The sense of regularity shifts if we were breaking his lines down the page. It takes as long to say each of lines with 2 beats regardless of number of words or syllables, (the SILence WAters, the) (ROARing GAP), (DEEP and WIDE) and (PERfect JUStice) but his last line is double-length in syllables and in word stress.

[aside, not quoting]

English is a stress-timed language. The stressed syllables are said at more or less regular intervals, and unstressed syllables shorten to fit this rhythm. For Cohen’s example in suprasegmentals we take about as long to say ‘HORSes EAT GRASS’ as to say ‘The HORSes might have been EATing the GRASS.’ Unstressed syllables (grammatical words and unstressed syllables in a word) are using schwas and going faster, maybe even using elision (Whaza time? – Quar t’ t’ four!).

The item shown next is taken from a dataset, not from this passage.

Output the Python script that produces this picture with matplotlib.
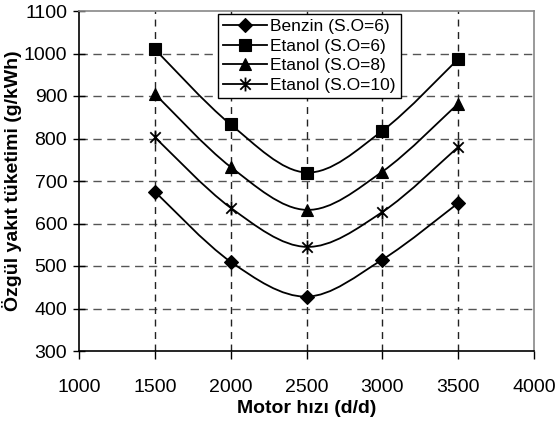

The last line has a different rhythm and speed. (on the OTHer SIDE LISTen SMALL BELLS). It is a small amount and perhaps not statistically significant sort of amount, but there’s a speed up thru the other side and then a slow down with ‘small bells’, an irregularity like water, and a slowing that comes with new awareness to a stop. After bells, there is page silence which feels appropriate. Do the line breaks amplify the effect?

As a block of text (and as a habit I tend to read down the right and left margins of a poem looking for easter eggs of randomness or planted) we get a right margin echo of text of ‘across wide bells’. Is that a little more satisfying miniature version of the poem in a second reading than ‘end across the gap // wide justice [*] bells’.

[*] line length gap

I like what the prose version does for the clustering of meaning. I don’t see any difference in sound’s effect. The timing is better with text dense to my eye. But then, I like my text dense.

Perhaps that all pulls the text into more analysis than it was ever intended to bear. It’s more a matter of seeing what the effects are than the conscious or unconscious attempt, which is a separate matter.

Fittingly enough as I post, the Parliament’s noon bells are off in the distance as I am pulled from the whitewater of thoughts to other blocks and gaps in the day.